Problem to work on -> Copy out exactly the lines from the start of the data to the line containing "15.1, 7.7, 7.1, 7.3, 6.6, 31.6, 18.0, 20.0, 3.3, 19.7, 20.3]". Include both.

Data provided ->
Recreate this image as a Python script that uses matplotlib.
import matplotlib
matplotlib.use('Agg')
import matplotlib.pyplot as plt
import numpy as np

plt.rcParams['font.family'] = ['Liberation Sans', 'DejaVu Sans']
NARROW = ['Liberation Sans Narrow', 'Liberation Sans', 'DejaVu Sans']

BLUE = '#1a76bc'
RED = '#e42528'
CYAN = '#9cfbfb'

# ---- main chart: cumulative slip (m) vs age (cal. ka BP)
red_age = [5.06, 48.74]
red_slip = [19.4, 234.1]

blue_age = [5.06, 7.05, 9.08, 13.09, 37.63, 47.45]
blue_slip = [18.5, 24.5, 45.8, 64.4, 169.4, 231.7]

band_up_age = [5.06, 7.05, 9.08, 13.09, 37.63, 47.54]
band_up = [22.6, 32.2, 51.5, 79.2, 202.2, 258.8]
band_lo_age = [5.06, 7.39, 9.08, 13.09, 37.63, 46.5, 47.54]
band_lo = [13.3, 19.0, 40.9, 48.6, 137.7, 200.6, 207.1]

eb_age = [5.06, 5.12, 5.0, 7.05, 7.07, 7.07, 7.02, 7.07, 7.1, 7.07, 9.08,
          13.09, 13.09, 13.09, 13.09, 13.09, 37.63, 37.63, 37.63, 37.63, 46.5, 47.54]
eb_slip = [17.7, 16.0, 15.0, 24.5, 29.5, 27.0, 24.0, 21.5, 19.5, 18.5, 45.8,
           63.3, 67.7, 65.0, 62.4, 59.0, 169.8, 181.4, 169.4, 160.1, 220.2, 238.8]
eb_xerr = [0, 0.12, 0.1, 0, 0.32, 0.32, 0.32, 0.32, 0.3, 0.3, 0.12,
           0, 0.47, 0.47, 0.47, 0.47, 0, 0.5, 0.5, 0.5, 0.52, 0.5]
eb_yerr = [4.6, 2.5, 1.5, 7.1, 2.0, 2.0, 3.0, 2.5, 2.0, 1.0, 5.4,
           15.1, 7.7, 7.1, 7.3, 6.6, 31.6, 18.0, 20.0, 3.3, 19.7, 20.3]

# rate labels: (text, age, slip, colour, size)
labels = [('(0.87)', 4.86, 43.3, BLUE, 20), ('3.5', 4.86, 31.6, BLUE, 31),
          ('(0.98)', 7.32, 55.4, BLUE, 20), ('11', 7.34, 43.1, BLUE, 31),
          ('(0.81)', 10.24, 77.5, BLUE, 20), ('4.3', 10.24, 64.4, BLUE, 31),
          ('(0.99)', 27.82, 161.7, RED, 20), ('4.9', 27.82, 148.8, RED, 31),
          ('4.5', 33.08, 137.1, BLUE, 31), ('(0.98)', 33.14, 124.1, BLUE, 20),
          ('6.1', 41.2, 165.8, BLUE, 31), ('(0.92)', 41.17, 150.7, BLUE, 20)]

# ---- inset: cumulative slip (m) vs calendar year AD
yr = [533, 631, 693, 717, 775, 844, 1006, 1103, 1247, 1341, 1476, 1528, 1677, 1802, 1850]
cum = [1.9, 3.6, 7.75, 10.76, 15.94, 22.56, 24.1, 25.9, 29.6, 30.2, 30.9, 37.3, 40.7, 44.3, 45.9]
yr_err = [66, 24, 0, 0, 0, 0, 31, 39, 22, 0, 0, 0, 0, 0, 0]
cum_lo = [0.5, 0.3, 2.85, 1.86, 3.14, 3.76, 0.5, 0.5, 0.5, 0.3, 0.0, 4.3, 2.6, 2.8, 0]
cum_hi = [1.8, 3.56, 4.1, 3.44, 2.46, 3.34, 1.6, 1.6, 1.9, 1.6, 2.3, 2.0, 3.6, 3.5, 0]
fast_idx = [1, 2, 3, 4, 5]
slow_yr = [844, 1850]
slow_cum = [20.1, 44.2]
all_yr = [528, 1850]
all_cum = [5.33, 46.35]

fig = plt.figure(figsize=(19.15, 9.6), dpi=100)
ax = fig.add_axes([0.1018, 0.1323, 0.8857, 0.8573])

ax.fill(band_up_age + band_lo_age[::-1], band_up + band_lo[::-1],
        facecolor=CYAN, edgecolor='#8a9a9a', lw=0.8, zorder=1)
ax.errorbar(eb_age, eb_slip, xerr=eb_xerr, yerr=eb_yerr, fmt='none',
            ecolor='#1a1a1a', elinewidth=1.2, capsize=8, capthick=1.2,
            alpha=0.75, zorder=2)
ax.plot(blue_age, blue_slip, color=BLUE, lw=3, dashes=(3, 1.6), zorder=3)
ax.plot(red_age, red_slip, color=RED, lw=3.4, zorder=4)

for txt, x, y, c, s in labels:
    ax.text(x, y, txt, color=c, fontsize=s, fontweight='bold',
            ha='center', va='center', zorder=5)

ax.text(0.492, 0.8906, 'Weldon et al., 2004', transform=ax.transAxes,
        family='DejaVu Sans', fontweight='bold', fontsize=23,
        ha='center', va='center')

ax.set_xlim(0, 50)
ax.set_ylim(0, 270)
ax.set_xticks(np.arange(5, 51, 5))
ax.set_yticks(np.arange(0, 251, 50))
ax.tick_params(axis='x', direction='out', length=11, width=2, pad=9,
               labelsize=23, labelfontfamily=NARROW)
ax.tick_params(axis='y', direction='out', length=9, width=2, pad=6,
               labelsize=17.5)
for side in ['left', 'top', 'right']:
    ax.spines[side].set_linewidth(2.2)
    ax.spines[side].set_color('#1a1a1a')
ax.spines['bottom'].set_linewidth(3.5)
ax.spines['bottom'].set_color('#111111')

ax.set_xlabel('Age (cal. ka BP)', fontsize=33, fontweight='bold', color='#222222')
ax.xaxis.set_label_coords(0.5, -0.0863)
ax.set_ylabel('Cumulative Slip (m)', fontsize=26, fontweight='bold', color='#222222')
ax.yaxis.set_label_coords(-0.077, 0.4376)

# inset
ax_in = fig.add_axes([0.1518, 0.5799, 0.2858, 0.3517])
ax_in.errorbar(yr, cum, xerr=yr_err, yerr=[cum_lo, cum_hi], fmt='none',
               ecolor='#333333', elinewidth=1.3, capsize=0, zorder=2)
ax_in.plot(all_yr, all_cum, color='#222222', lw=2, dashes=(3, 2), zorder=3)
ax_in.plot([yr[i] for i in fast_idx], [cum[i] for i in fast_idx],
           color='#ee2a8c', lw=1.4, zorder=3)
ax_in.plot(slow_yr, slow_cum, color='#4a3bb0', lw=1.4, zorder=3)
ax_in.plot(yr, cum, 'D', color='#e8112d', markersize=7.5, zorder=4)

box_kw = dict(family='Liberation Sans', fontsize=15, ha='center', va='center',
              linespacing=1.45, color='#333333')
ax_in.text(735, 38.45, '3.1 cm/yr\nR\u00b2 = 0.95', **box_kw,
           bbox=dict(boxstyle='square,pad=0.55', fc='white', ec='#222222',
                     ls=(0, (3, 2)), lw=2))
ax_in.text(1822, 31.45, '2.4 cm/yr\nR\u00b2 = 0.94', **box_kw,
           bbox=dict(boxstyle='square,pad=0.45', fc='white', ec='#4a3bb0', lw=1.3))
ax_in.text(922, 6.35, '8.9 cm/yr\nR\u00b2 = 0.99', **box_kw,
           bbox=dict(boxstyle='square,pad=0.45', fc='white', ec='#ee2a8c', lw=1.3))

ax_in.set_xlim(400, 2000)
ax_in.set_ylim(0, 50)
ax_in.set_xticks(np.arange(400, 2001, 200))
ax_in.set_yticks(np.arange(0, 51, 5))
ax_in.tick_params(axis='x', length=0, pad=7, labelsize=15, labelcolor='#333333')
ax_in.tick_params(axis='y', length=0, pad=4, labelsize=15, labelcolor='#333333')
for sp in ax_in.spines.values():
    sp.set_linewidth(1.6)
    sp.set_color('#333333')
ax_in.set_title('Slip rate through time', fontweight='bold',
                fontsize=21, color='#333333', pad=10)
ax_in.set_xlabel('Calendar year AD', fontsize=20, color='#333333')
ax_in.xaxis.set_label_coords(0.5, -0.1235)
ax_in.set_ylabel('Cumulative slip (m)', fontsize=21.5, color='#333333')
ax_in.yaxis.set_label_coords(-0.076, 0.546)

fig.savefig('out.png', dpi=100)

Answer to this task ->
Recreate this image as a Python script that uses matplotlib.
import matplotlib
matplotlib.use('Agg')
import matplotlib.pyplot as plt
import numpy as np

plt.rcParams['font.family'] = ['Liberation Sans', 'DejaVu Sans']
NARROW = ['Liberation Sans Narrow', 'Liberation Sans', 'DejaVu Sans']

BLUE = '#1a76bc'
RED = '#e42528'
CYAN = '#9cfbfb'

# ---- main chart: cumulative slip (m) vs age (cal. ka BP)
red_age = [5.06, 48.74]
red_slip = [19.4, 234.1]

blue_age = [5.06, 7.05, 9.08, 13.09, 37.63, 47.45]
blue_slip = [18.5, 24.5, 45.8, 64.4, 169.4, 231.7]

band_up_age = [5.06, 7.05, 9.08, 13.09, 37.63, 47.54]
band_up = [22.6, 32.2, 51.5, 79.2, 202.2, 258.8]
band_lo_age = [5.06, 7.39, 9.08, 13.09, 37.63, 46.5, 47.54]
band_lo = [13.3, 19.0, 40.9, 48.6, 137.7, 200.6, 207.1]

eb_age = [5.06, 5.12, 5.0, 7.05, 7.07, 7.07, 7.02, 7.07, 7.1, 7.07, 9.08,
          13.09, 13.09, 13.09, 13.09, 13.09, 37.63, 37.63, 37.63, 37.63, 46.5, 47.54]
eb_slip = [17.7, 16.0, 15.0, 24.5, 29.5, 27.0, 24.0, 21.5, 19.5, 18.5, 45.8,
           63.3, 67.7, 65.0, 62.4, 59.0, 169.8, 181.4, 169.4, 160.1, 220.2, 238.8]
eb_xerr = [0, 0.12, 0.1, 0, 0.32, 0.32, 0.32, 0.32, 0.3, 0.3, 0.12,
           0, 0.47, 0.47, 0.47, 0.47, 0, 0.5, 0.5, 0.5, 0.52, 0.5]
eb_yerr = [4.6, 2.5, 1.5, 7.1, 2.0, 2.0, 3.0, 2.5, 2.0, 1.0, 5.4,
           15.1, 7.7, 7.1, 7.3, 6.6, 31.6, 18.0, 20.0, 3.3, 19.7, 20.3]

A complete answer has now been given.